### What this task involves
Consider the data that follows and state how many lines contain the string "chart", using the number alone.

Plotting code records
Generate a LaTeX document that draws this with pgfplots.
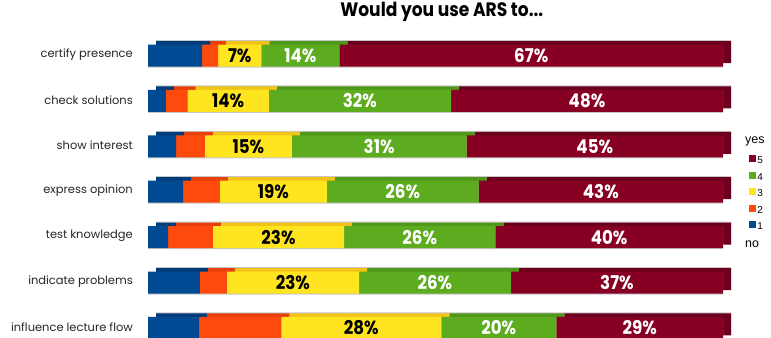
\documentclass[border=0pt]{standalone}
\usepackage{pgfplots}
\pgfplotsset{compat=1.18}
\usepackage{pgfplotstable}
\usepackage{fontspec}
\setmainfont{Poppins}
\newfontfamily\pctfont{Poppins}[FakeStretch=0.88]
\newfontfamily\legfont{Liberation Sans}

\definecolor{c1}{HTML}{004A94}
\definecolor{c2}{HTML}{FF4A0D}
\definecolor{c3}{HTML}{FFE51F}
\definecolor{c4}{HTML}{5DAB1E}
\definecolor{c5}{HTML}{870024}
\definecolor{d1}{HTML}{003C7A}
\definecolor{d2}{HTML}{E8400A}
\definecolor{d3}{HTML}{F2C417}
\definecolor{d4}{HTML}{4F981A}
\definecolor{d5}{HTML}{6A001E}

\pgfplotstableread{
row b o y g r ly lg lr tot
0 9.4 2.8 7.5 13.6 66.7 7 14 67 100
1 3.1 3.8 14.1 31.7 47.3 14 32 48 100
2 4.9 5.0 15.1 30.4 44.6 15 31 45 100
3 6.1 6.4 18.6 26.4 42.5 19 26 43 100
4 3.5 7.8 22.8 26.3 39.6 23 26 40 100
5 9.0 4.7 23.0 26.4 36.9 23 26 37 100
6 8.9 14.3 27.8 20.0 29.0 28 20 29 100
}\data

\pgfplotsset{base/.style={
  scale only axis, width=575bp, height=317.8bp,
  xmin=0, xmax=100, ymin=-0.5, ymax=6.5, y dir=reverse,
  axis line style={draw=none}, major tick length=0pt,
  xtick=\empty, ytick=\empty, clip=false,
  anchor=south west,
},
pct/.style={forget plot, draw=none, mark=none, nodes near coords={\pgfplotspointmeta\%}, point meta=explicit symbolic,
  every node near coord/.append style={anchor=center, inner sep=0pt, text=#1, font=\pctfont\bfseries\fontsize{19}{20}\selectfont}},
}

\begin{document}
\begin{tikzpicture}
% thin grey edge above the top faces
\begin{axis}[base, at={(156bp,-8.1bp)}, xbar, bar width=22bp]
\addplot[draw=none, fill=black!22] table[x=tot, y=row] {\data};
\end{axis}
% depth (top and side faces)
\begin{axis}[base, at={(156bp,-9.1bp)}, xbar stacked, bar width=22bp]
\addplot[draw=none, fill=d1] table[x=b, y=row] {\data};
\addplot[draw=none, fill=d2] table[x=o, y=row] {\data};
\addplot[draw=none, fill=d3] table[x=y, y=row] {\data};
\addplot[draw=none, fill=d4] table[x=g, y=row] {\data};
\addplot[draw=none, fill=d5] table[x=r, y=row] {\data};
\end{axis}
% thin grey edge below the front faces
\begin{axis}[base, at={(148bp,-13.6bp)}, xbar, bar width=22bp]
\addplot[draw=none, fill=black!22] table[x=tot, y=row] {\data};
\end{axis}
% front faces
\begin{axis}[base, at={(148bp,-12.6bp)}, xbar stacked, bar width=22bp,
  ytick={0,...,6},
  yticklabels={certify presence, check solutions, show interest, express opinion, test knowledge, indicate problems, influence lecture flow},
  yticklabel style={inner sep=0pt, xshift=-15bp, yshift=1bp, font=\fontsize{11.5}{13}\selectfont, text=black!85},
]
\addplot[draw=none, fill=c1] table[x=b, y=row] {\data};
\addplot[draw=none, fill=c2] table[x=o, y=row] {\data};
\addplot[draw=none, fill=c3] table[x=y, y=row] {\data};
\addplot[draw=none, fill=c4] table[x=g, y=row] {\data};
\addplot[draw=none, fill=c5] table[x=r, y=row] {\data};
\end{axis}
% labels, title, legend
\begin{axis}[base, at={(148bp,-12.6bp)},
  title={Would you use ARS to...},
  title style={at={(axis description cs:0.511,1)}, anchor=center, yshift=15bp, font=\pctfont\bfseries\fontsize{19.5}{21}\selectfont},
  legend style={at={(axis description cs:1.0457,0.6155)}, anchor=north west, draw=none, fill=none,
    inner sep=0pt, row sep=5.8bp, column sep=1.5bp,
    nodes={inner sep=0pt, text height=7bp, text depth=2bp},
    font=\legfont\fontsize{10}{12}\selectfont},
  legend cell align=left,
]
\addplot[pct=black] table[x expr=\thisrow{b}+\thisrow{o}+0.5*\thisrow{y}, y=row, meta=ly] {\data};
\addplot[pct=white] table[x expr=\thisrow{b}+\thisrow{o}+\thisrow{y}+0.5*\thisrow{g}, y=row, meta=lg] {\data};
\addplot[pct=white] table[x expr=\thisrow{b}+\thisrow{o}+\thisrow{y}+\thisrow{g}+0.5*\thisrow{r}, y=row, meta=lr] {\data};
\addlegendimage{legend image code/.code={\fill[c5] (0bp,0bp) rectangle (6bp,6bp);}}
\addlegendentry{5}
\addlegendimage{legend image code/.code={\fill[c4] (0bp,0bp) rectangle (6bp,6bp);}}
\addlegendentry{4}
\addlegendimage{legend image code/.code={\fill[c3] (0bp,0bp) rectangle (6bp,6bp);}}
\addlegendentry{3}
\addlegendimage{legend image code/.code={\fill[c2] (0bp,0bp) rectangle (6bp,6bp);}}
\addlegendentry{2}
\addlegendimage{legend image code/.code={\fill[c1] (0bp,0bp) rectangle (6bp,6bp);}}
\addlegendentry{1}
\node[anchor=west, inner sep=0pt, font=\legfont\fontsize{12.5}{13}\selectfont] at (axis description cs:1.0383,0.659) {yes};
\node[anchor=west, inner sep=0pt, font=\legfont\fontsize{12.5}{13}\selectfont] at (axis description cs:1.0383,0.3354) {no};
\end{axis}
\pgfresetboundingbox
\useasboundingbox (0,0) rectangle (771bp,338bp);
\end{tikzpicture}
\end{document}
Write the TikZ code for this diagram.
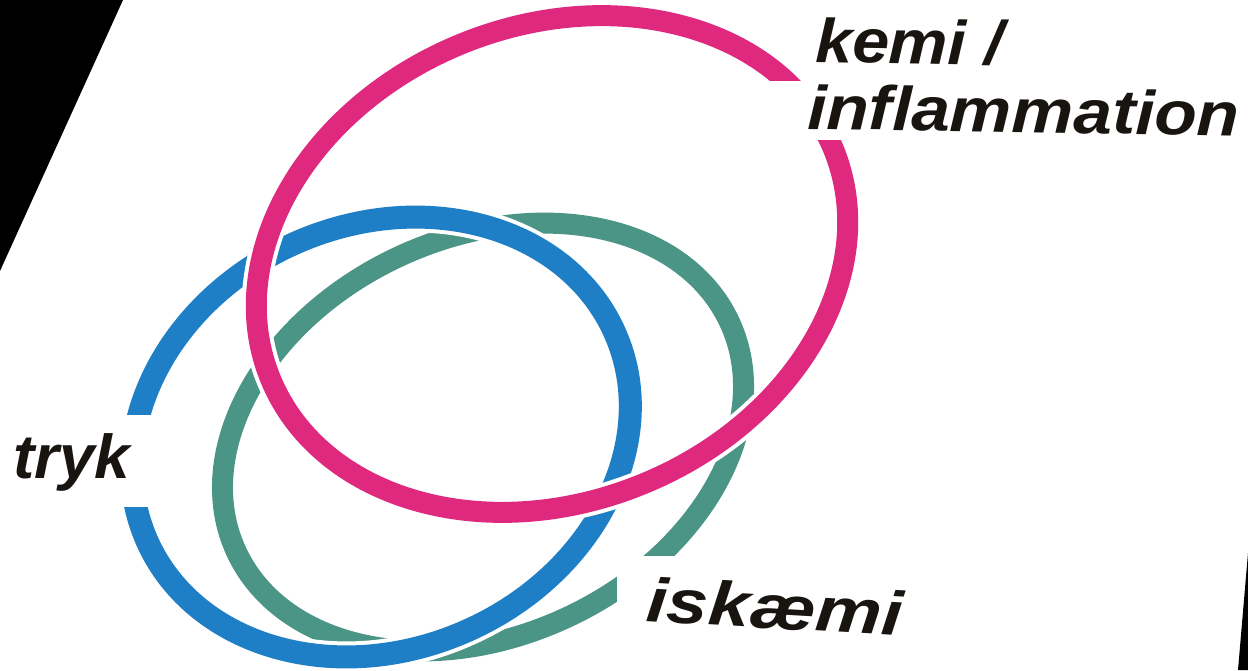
\documentclass[tikz,border=0pt]{standalone}
\definecolor{RingPink}{RGB}{222,41,126}
\definecolor{RingBlue}{RGB}{30,127,198}
\definecolor{RingGreen}{RGB}{75,149,134}
\definecolor{InkBlack}{RGB}{24,20,16}
\usepackage{fontspec}
\setmainfont{Liberation Sans}
\usepackage{tikz}
\usetikzlibrary{positioning, calc}

\tikzset{
  ring/.style={line width=#1, preaction={draw=white, line width=#1+8pt}},
  ringlabel/.style={inner sep=0pt, text=InkBlack, font=\fontsize{62}{66}\selectfont\bfseries\itshape}
}

\begin{document}
\begin{tikzpicture}[x=1pt, y=-1pt]
\useasboundingbox (0,0) rectangle (1248,670);
\fill[white] (0,0) rectangle (1248,670);
% dark edges of the photographed slide
\fill[black] (0,0) -- (123,0) -- (0,271) -- cycle;
\fill[black] (1248,553) -- (1238,670) -- (1248,670) -- cycle;

% rings, back to front
\draw[RingGreen, ring=21pt, rotate around={25:(483,437)}] (483,437) ellipse [x radius=272, y radius=199];
\draw[RingBlue, ring=23pt, rotate around={24:(381,437)}] (381,437) ellipse [x radius=256, y radius=212];
\draw[RingPink, ring=21pt, rotate around={22:(552,264)}] (552,264) ellipse [x radius=304, y radius=238];

% openings for the labels
\fill[white] (740,81) rectangle (870,140);
\fill[white] (100,415) rectangle (175,507);
\fill[white] (617,556) rectangle (730,680);

% labels
\node[ringlabel, anchor=base west, xscale=1.12, rotate=-1] (inflam) at (807,129) {inflammation};
\node[ringlabel, anchor=base west, xscale=1.07, rotate=-1] (kemi) at (815,62) {kemi /};
\node[ringlabel, anchor=base west, xscale=1.03] (tryk) at (13,478) {tryk};
\node[ringlabel, anchor=base west, xscale=1.2, rotate=-4] (iskaemi) at (645,621) {iskæmi};
\end{tikzpicture}
\end{document}
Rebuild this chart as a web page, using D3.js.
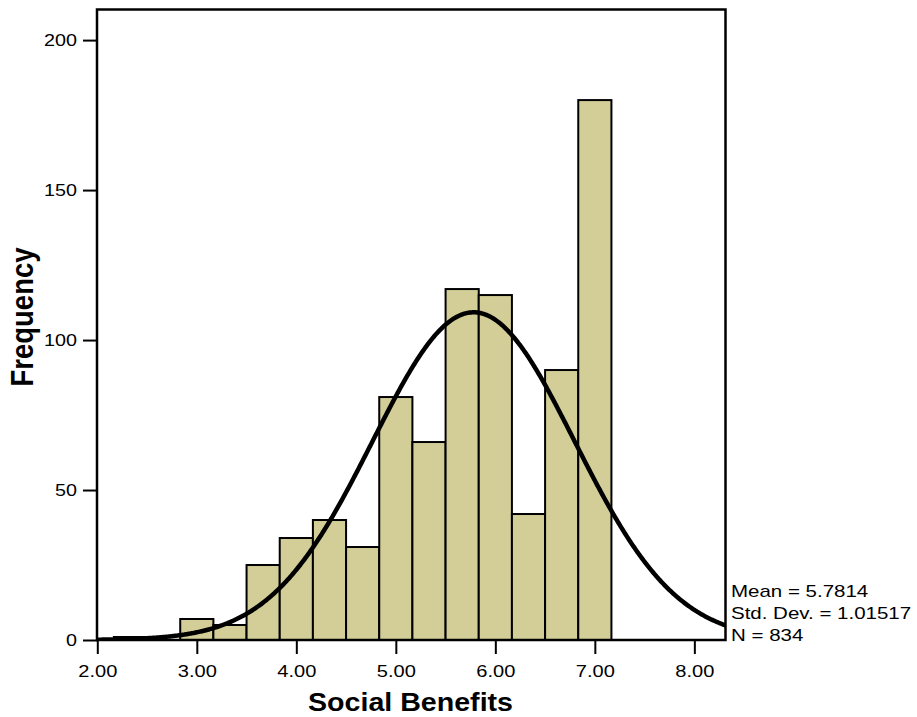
<!DOCTYPE html>
<html>
<head>
<meta charset="utf-8">
<script src="https://cdn.jsdelivr.net/npm/d3@7"></script>
<style>
  html, body { margin: 0; padding: 0; background: #fff; }
  svg { display: block; font-family: "Liberation Sans", Arial, sans-serif; }
</style>
</head>
<body>
<svg id="chart" width="917" height="717"></svg>
<script>
// Histogram of Social Benefits scores (bins of width 1/3) with fitted normal curve
const binMids = [2.3333, 3.0, 3.3333, 3.6667, 4.0, 4.3333, 4.6667, 5.0, 5.3333, 5.6667, 6.0, 6.3333, 6.6667, 7.0];
const counts  = [1, 7, 5, 25, 34, 40, 31, 81, 66, 117, 115, 42, 90, 180];
const binWidth = 1 / 3;

const xTicks = [2, 3, 4, 5, 6, 7, 8];
const yTicks = [0, 50, 100, 150, 200];

const stats = { mean: 5.7814, sd: 1.01517, n: 834 };
const statLines = ["Mean = 5.7814", "Std. Dev. = 1.01517", "N = 834"];

const xTitle = "Social Benefits";
const yTitle = "Frequency";

const plot = { left: 97, right: 725.5, top: 9.5, bottom: 640 };

const svg = d3.select("#chart");

const x = d3.scaleLinear()
  .domain([1.997, 8.313])
  .range([plot.left, plot.right]);

const y = d3.scaleLinear()
  .domain([0, 210.2])
  .range([plot.bottom, plot.top]);

// clip for curve
svg.append("defs").append("clipPath").attr("id", "plotClip")
  .append("rect")
  .attr("x", plot.left).attr("y", plot.top)
  .attr("width", plot.right - plot.left)
  .attr("height", plot.bottom - plot.top);

// bars
svg.append("g").selectAll("rect")
  .data(binMids.map((m, i) => ({ m, c: counts[i] })))
  .join("rect")
  .attr("x", d => x(d.m - binWidth / 2))
  .attr("width", d => x(d.m + binWidth / 2) - x(d.m - binWidth / 2))
  .attr("y", d => y(d.c))
  .attr("height", d => y(0) - y(d.c))
  .attr("fill", "#d3ce97")
  .attr("stroke", "#000")
  .attr("stroke-width", 2);

// normal curve scaled to counts: N * binWidth * pdf(x)
const pdf = v => Math.exp(-0.5 * Math.pow((v - stats.mean) / stats.sd, 2)) / (stats.sd * Math.sqrt(2 * Math.PI));
const curveXs = d3.range(1.99, 8.33, 0.01);
svg.append("path")
  .datum(curveXs)
  .attr("clip-path", "url(#plotClip)")
  .attr("fill", "none")
  .attr("stroke", "#000")
  .attr("stroke-width", 4.5)
  .attr("d", d3.line().x(v => x(v)).y(v => y(stats.n * binWidth * pdf(v))));

// frame
svg.append("rect")
  .attr("x", plot.left).attr("y", plot.top)
  .attr("width", plot.right - plot.left)
  .attr("height", plot.bottom - plot.top)
  .attr("fill", "none")
  .attr("stroke", "#000")
  .attr("stroke-width", 2.5);

// x axis ticks and labels
const xAxis = svg.append("g").attr("transform", `translate(0,${plot.bottom})`)
  .call(d3.axisBottom(x).tickValues(xTicks).tickSize(14).tickSizeOuter(0).tickPadding(0).tickFormat(d3.format(".2f")));
xAxis.select(".domain").remove();
xAxis.selectAll(".tick line").attr("stroke-width", 2);
xAxis.selectAll(".tick text")
  .attr("font-size", 16.6)
  .attr("fill", "#000")
  .attr("y", 0)
  .attr("dy", 0)
  .attr("transform", "translate(0,37) scale(1.21,1)");

// y axis ticks and labels
const yAxis = svg.append("g").attr("transform", `translate(${plot.left},0)`)
  .call(d3.axisLeft(y).tickValues(yTicks).tickSize(14).tickSizeOuter(0).tickPadding(0));
yAxis.select(".domain").remove();
yAxis.selectAll(".tick line").attr("stroke-width", 2);
yAxis.selectAll(".tick text")
  .attr("font-size", 16.6)
  .attr("fill", "#000")
  .attr("x", 0)
  .attr("dy", "0.34em")
  .attr("transform", "translate(-20,0) scale(1.19,1)");

// axis titles
svg.append("text")
  .attr("transform", "translate(410.5,711) scale(1.1,1)")
  .attr("text-anchor", "middle")
  .attr("font-size", 26)
  .attr("font-weight", "bold")
  .attr("fill", "#000")
  .text(xTitle);

svg.append("text")
  .attr("transform", "translate(33,317) scale(1.11,1) rotate(-90)")
  .attr("text-anchor", "middle")
  .attr("font-size", 27.5)
  .attr("font-weight", "bold")
  .attr("fill", "#000")
  .text(yTitle);

// summary statistics
svg.append("g").selectAll("text")
  .data(statLines)
  .join("text")
  .attr("transform", (d, i) => `translate(731,${597 + i * 22}) scale(1.25,1)`)
  .attr("font-size", 16.4)
  .attr("fill", "#000")
  .text(d => d);
</script>
</body>
</html>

### Solution
3